• Exercise goal:
Both the line containing "Output the Python script that produces this picture with Plotly." and the line containing "import plotly.graph_objects as go" are part of the range to copy, along with every line between them. Copy it exactly and leave out the pictures.

• Source records:
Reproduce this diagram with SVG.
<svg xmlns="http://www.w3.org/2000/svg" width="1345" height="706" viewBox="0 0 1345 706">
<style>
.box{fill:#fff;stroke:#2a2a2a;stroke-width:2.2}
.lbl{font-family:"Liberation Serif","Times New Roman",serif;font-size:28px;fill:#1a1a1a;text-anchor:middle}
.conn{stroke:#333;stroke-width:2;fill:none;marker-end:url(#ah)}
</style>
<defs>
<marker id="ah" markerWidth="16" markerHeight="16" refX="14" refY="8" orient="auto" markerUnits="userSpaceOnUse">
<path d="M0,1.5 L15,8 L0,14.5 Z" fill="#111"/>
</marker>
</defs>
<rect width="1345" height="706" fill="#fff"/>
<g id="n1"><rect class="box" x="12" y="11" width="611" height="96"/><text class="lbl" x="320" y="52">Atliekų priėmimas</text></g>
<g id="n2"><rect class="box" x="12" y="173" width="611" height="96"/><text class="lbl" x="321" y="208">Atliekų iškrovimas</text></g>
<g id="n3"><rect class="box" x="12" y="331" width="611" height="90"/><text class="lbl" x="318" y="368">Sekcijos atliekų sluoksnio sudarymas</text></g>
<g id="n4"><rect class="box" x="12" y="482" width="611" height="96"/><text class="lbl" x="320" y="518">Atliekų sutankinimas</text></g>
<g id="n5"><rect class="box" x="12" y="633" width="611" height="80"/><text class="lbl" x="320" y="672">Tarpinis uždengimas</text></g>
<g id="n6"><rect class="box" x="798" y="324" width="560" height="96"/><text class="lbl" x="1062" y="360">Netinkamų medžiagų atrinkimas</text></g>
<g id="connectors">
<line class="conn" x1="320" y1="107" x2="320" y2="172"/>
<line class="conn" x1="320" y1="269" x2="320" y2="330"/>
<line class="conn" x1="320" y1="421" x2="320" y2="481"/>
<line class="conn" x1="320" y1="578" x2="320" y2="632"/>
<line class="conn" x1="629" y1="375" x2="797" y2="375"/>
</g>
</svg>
* * *
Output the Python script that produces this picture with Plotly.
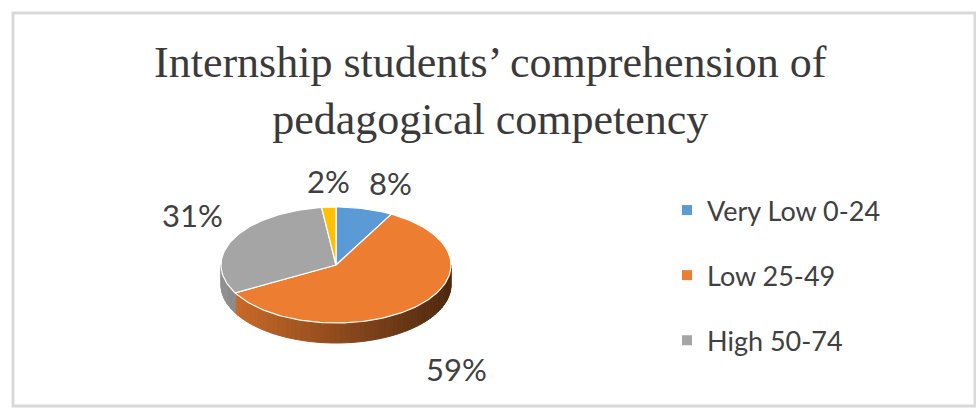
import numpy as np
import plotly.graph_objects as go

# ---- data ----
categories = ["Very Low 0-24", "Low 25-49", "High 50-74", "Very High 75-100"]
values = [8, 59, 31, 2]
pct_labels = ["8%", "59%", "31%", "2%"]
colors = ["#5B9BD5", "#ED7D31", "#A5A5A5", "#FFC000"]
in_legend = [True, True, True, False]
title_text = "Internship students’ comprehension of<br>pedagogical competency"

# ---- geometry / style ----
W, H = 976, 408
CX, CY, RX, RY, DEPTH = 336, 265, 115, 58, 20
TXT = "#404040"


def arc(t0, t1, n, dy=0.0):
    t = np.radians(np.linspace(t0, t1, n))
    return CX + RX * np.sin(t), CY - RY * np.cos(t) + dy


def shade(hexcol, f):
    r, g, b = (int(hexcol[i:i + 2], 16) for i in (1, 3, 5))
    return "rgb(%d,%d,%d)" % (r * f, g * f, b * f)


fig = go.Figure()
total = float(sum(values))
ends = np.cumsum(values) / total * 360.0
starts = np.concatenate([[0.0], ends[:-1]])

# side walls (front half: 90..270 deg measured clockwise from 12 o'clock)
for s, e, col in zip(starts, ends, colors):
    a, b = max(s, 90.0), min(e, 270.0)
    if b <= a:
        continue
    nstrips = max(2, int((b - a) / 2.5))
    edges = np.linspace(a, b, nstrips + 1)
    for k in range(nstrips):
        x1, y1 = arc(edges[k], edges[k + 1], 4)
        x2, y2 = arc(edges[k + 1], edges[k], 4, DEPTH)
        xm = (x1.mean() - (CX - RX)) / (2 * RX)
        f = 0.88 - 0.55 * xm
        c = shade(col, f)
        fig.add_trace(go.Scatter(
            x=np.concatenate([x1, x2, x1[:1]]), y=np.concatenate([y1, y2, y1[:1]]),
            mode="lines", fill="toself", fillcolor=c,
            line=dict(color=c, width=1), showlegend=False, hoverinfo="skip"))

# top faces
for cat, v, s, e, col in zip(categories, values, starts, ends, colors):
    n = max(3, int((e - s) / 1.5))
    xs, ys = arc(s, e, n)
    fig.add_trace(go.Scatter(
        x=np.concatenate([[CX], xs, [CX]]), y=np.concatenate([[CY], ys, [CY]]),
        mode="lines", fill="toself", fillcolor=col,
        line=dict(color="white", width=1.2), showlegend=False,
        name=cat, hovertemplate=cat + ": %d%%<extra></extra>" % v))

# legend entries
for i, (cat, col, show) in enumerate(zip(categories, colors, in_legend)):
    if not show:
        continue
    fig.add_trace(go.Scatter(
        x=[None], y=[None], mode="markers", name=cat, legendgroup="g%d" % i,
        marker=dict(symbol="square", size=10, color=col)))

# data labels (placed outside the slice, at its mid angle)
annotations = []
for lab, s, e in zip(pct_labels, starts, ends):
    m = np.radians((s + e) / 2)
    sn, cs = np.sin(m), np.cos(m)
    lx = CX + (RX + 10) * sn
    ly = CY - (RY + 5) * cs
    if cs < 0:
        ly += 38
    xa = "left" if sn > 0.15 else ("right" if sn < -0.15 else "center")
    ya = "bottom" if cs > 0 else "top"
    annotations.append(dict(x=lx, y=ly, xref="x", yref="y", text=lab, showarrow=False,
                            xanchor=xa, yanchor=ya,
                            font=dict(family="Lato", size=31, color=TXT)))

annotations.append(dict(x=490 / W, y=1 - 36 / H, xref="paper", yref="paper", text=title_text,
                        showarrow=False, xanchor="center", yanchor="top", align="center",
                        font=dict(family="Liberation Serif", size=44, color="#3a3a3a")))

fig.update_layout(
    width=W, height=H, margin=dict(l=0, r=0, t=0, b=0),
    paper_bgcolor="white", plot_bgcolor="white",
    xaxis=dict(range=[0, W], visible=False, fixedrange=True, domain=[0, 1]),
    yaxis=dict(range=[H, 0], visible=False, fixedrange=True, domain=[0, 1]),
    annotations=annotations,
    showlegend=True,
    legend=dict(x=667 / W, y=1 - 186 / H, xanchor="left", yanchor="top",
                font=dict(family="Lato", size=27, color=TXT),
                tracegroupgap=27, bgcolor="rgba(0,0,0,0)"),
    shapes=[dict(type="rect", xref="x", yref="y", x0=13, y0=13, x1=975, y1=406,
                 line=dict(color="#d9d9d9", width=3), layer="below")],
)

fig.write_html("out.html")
* * *
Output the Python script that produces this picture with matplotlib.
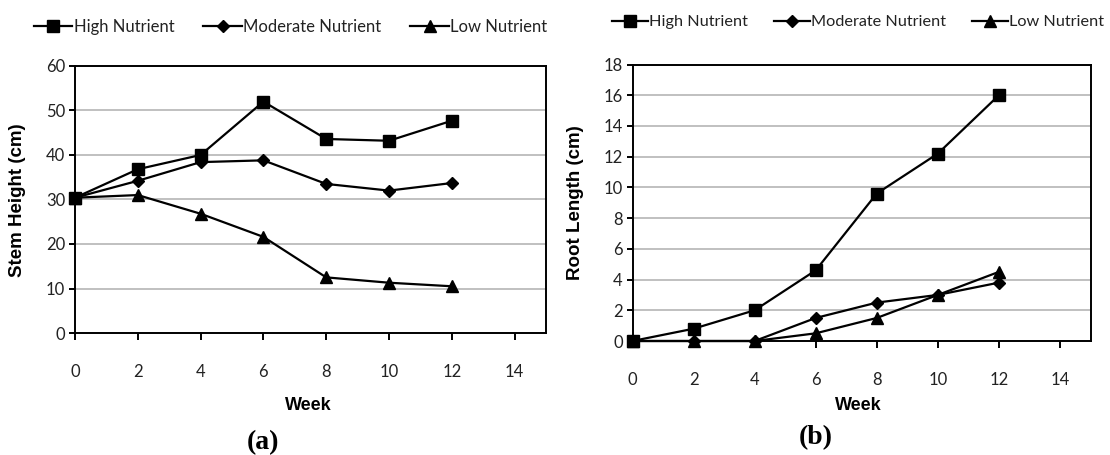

• Solved problem:
Output the Python script that produces this picture with Plotly.
import numpy as np
import plotly.graph_objects as go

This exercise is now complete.